WHAT TO DO:
Omit pictures and quote the listing below line by line, from its start through the line that holds "let y = d3.scaleLinear().domain([0, 1.205]).range([B, T]);".

>> start GIVEN DATA

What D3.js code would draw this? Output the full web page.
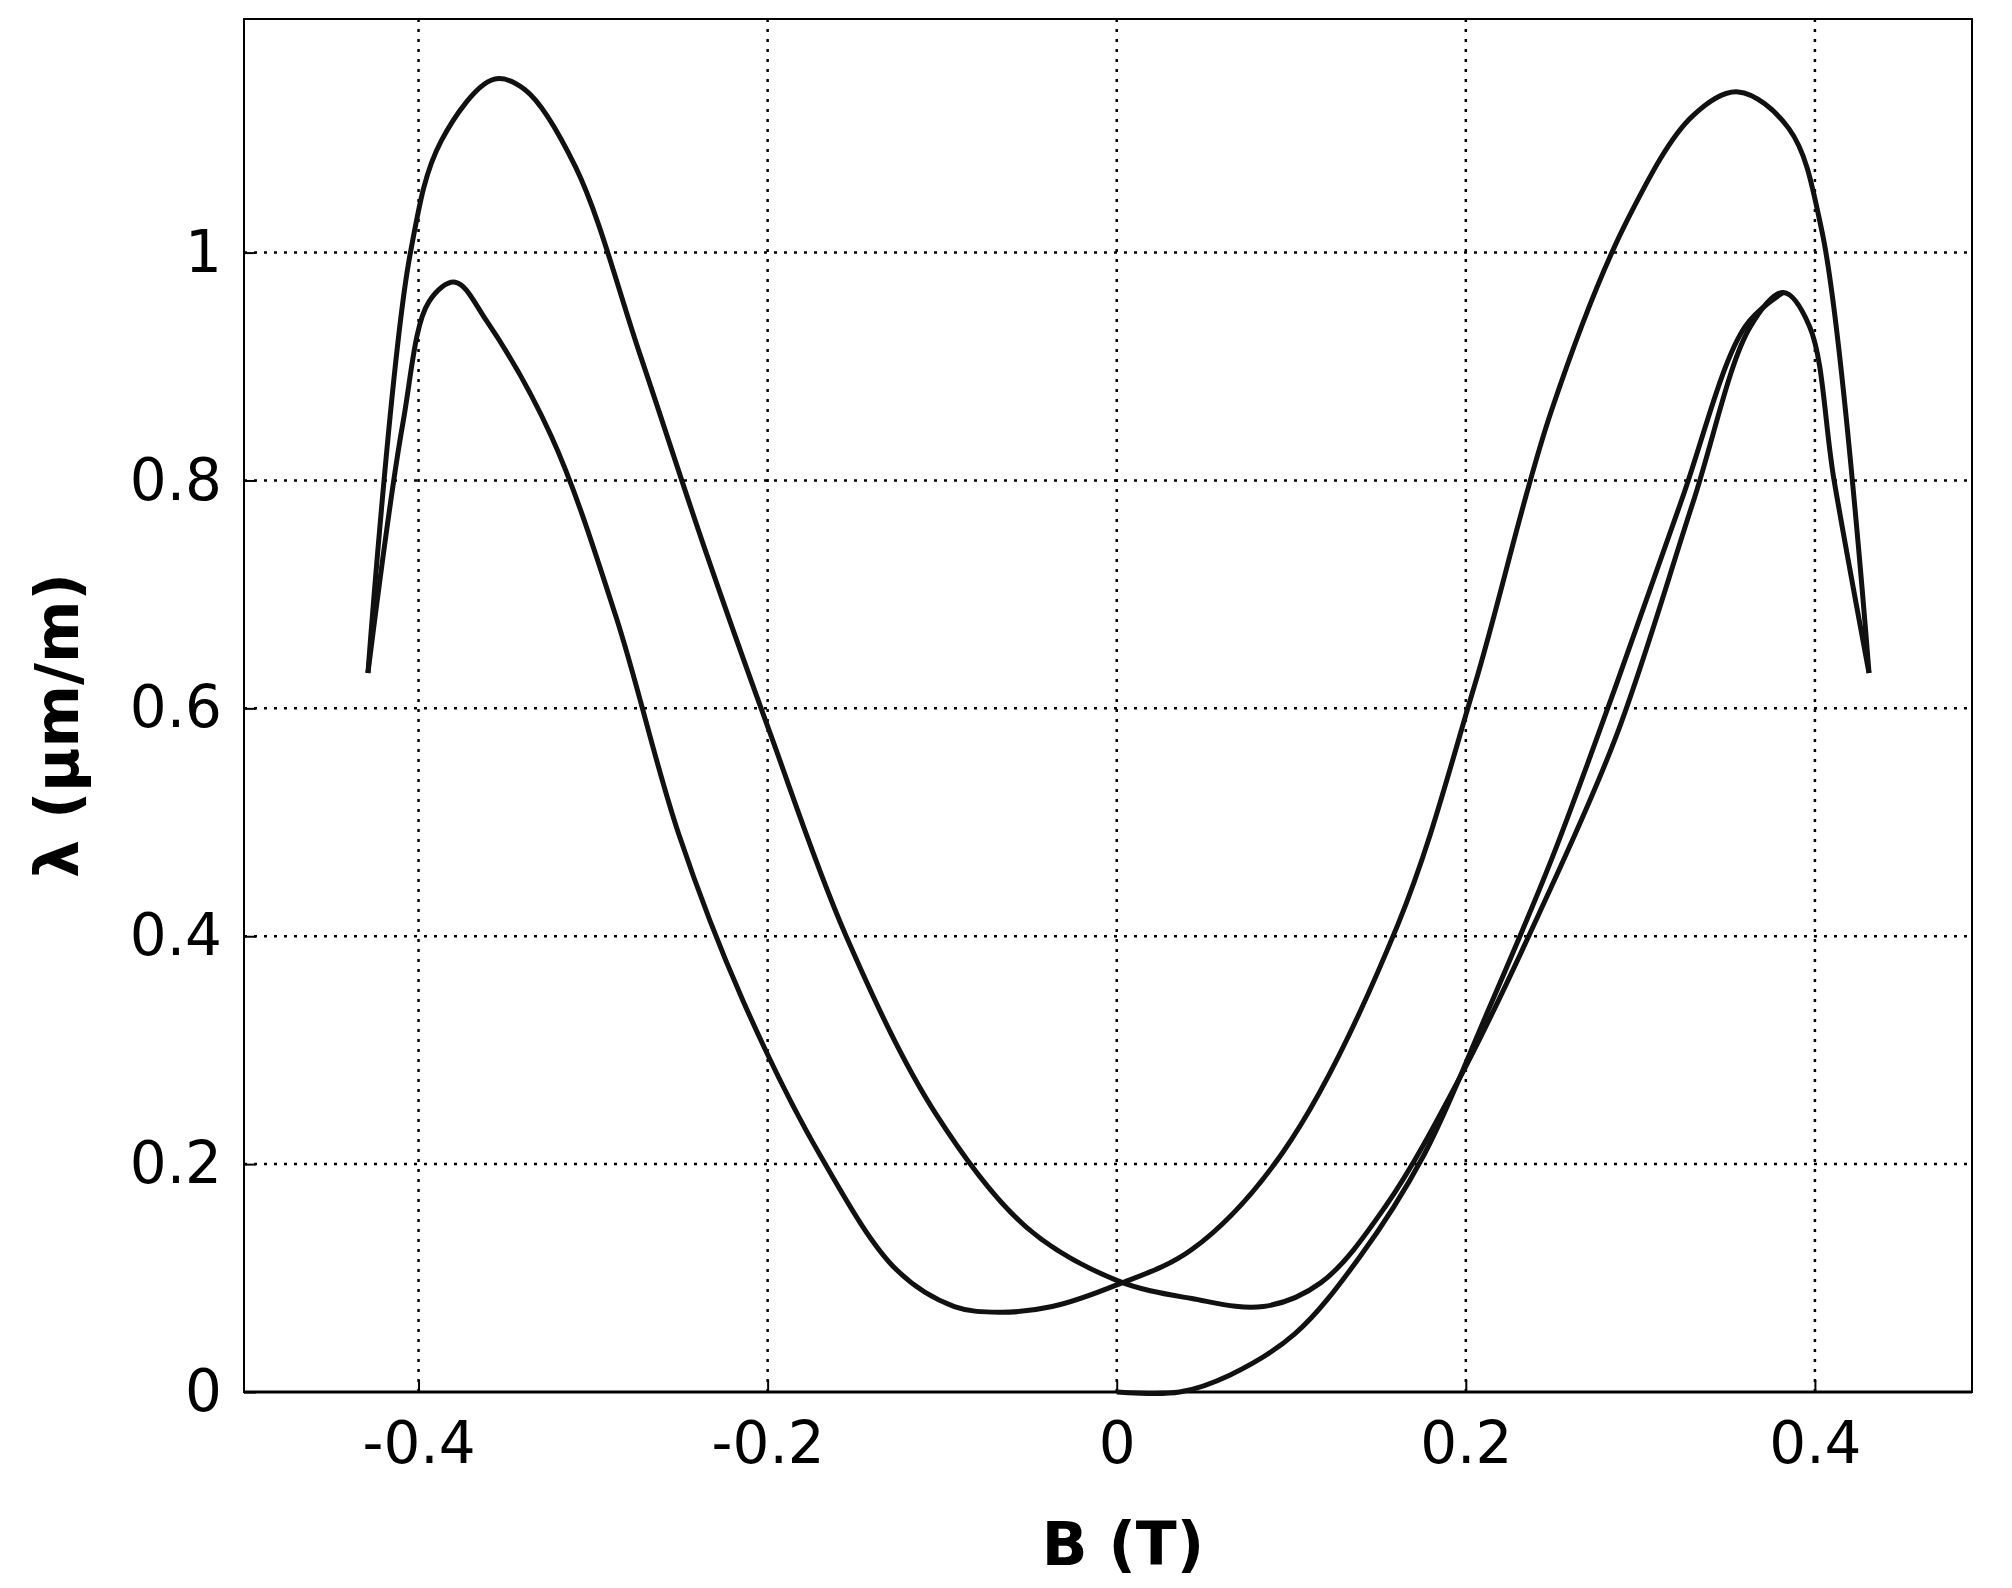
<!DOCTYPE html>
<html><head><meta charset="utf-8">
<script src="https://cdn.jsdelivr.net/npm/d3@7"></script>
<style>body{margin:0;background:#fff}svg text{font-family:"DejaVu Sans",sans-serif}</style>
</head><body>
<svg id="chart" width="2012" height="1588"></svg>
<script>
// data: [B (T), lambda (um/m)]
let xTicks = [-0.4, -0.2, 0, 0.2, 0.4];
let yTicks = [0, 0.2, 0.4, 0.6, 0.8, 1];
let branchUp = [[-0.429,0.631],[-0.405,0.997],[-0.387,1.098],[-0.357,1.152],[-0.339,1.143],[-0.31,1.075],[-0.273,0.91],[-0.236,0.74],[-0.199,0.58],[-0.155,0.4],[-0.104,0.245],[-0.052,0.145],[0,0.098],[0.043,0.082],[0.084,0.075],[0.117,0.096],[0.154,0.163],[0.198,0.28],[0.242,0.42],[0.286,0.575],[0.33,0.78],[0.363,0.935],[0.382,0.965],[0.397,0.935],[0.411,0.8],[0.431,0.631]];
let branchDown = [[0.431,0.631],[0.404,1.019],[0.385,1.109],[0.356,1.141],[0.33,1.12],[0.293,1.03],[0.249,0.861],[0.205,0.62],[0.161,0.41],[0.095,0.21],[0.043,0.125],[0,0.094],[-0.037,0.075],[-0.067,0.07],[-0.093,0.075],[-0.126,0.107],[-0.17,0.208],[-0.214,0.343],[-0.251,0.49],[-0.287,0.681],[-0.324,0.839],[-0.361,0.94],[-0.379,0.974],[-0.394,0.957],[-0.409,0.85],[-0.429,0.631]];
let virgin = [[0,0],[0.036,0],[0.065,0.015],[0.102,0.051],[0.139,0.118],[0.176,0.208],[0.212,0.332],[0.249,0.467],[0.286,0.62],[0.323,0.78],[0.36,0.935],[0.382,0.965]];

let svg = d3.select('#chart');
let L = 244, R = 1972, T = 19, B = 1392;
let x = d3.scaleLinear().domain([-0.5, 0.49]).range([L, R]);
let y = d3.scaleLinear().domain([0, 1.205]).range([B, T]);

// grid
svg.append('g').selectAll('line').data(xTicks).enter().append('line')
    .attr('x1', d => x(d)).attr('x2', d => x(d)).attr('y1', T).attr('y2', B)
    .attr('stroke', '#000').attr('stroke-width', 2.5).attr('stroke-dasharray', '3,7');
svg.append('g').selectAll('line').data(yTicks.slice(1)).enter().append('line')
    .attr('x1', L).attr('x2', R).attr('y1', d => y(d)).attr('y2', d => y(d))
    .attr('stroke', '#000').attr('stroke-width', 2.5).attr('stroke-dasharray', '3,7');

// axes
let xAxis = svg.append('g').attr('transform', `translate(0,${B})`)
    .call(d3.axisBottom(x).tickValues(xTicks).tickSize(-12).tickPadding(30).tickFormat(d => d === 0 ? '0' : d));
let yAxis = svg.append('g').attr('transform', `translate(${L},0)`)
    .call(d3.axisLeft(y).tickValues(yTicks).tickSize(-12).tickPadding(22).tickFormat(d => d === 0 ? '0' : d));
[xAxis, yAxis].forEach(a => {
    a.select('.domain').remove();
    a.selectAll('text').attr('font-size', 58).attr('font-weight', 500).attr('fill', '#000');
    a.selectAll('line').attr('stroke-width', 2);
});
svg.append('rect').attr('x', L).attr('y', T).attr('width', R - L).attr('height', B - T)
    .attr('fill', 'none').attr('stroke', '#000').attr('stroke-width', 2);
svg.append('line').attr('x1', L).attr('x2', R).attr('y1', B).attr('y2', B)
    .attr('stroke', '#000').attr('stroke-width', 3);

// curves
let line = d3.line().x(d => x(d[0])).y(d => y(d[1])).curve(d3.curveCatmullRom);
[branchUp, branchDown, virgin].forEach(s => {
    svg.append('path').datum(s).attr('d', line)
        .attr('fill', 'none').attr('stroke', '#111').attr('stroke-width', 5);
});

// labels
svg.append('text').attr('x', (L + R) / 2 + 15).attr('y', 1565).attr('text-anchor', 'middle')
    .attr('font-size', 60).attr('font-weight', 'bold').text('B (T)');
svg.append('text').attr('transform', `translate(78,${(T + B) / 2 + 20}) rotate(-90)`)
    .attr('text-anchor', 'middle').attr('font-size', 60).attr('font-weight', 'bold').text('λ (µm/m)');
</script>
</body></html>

>> end GIVEN DATA

FINISHED TASK:
What D3.js code would draw this? Output the full web page.
<!DOCTYPE html>
<html><head><meta charset="utf-8">
<script src="https://cdn.jsdelivr.net/npm/d3@7"></script>
<style>body{margin:0;background:#fff}svg text{font-family:"DejaVu Sans",sans-serif}</style>
</head><body>
<svg id="chart" width="2012" height="1588"></svg>
<script>
// data: [B (T), lambda (um/m)]
let xTicks = [-0.4, -0.2, 0, 0.2, 0.4];
let yTicks = [0, 0.2, 0.4, 0.6, 0.8, 1];
let branchUp = [[-0.429,0.631],[-0.405,0.997],[-0.387,1.098],[-0.357,1.152],[-0.339,1.143],[-0.31,1.075],[-0.273,0.91],[-0.236,0.74],[-0.199,0.58],[-0.155,0.4],[-0.104,0.245],[-0.052,0.145],[0,0.098],[0.043,0.082],[0.084,0.075],[0.117,0.096],[0.154,0.163],[0.198,0.28],[0.242,0.42],[0.286,0.575],[0.33,0.78],[0.363,0.935],[0.382,0.965],[0.397,0.935],[0.411,0.8],[0.431,0.631]];
let branchDown = [[0.431,0.631],[0.404,1.019],[0.385,1.109],[0.356,1.141],[0.33,1.12],[0.293,1.03],[0.249,0.861],[0.205,0.62],[0.161,0.41],[0.095,0.21],[0.043,0.125],[0,0.094],[-0.037,0.075],[-0.067,0.07],[-0.093,0.075],[-0.126,0.107],[-0.17,0.208],[-0.214,0.343],[-0.251,0.49],[-0.287,0.681],[-0.324,0.839],[-0.361,0.94],[-0.379,0.974],[-0.394,0.957],[-0.409,0.85],[-0.429,0.631]];
let virgin = [[0,0],[0.036,0],[0.065,0.015],[0.102,0.051],[0.139,0.118],[0.176,0.208],[0.212,0.332],[0.249,0.467],[0.286,0.62],[0.323,0.78],[0.36,0.935],[0.382,0.965]];

let svg = d3.select('#chart');
let L = 244, R = 1972, T = 19, B = 1392;
let x = d3.scaleLinear().domain([-0.5, 0.49]).range([L, R]);
let y = d3.scaleLinear().domain([0, 1.205]).range([B, T]);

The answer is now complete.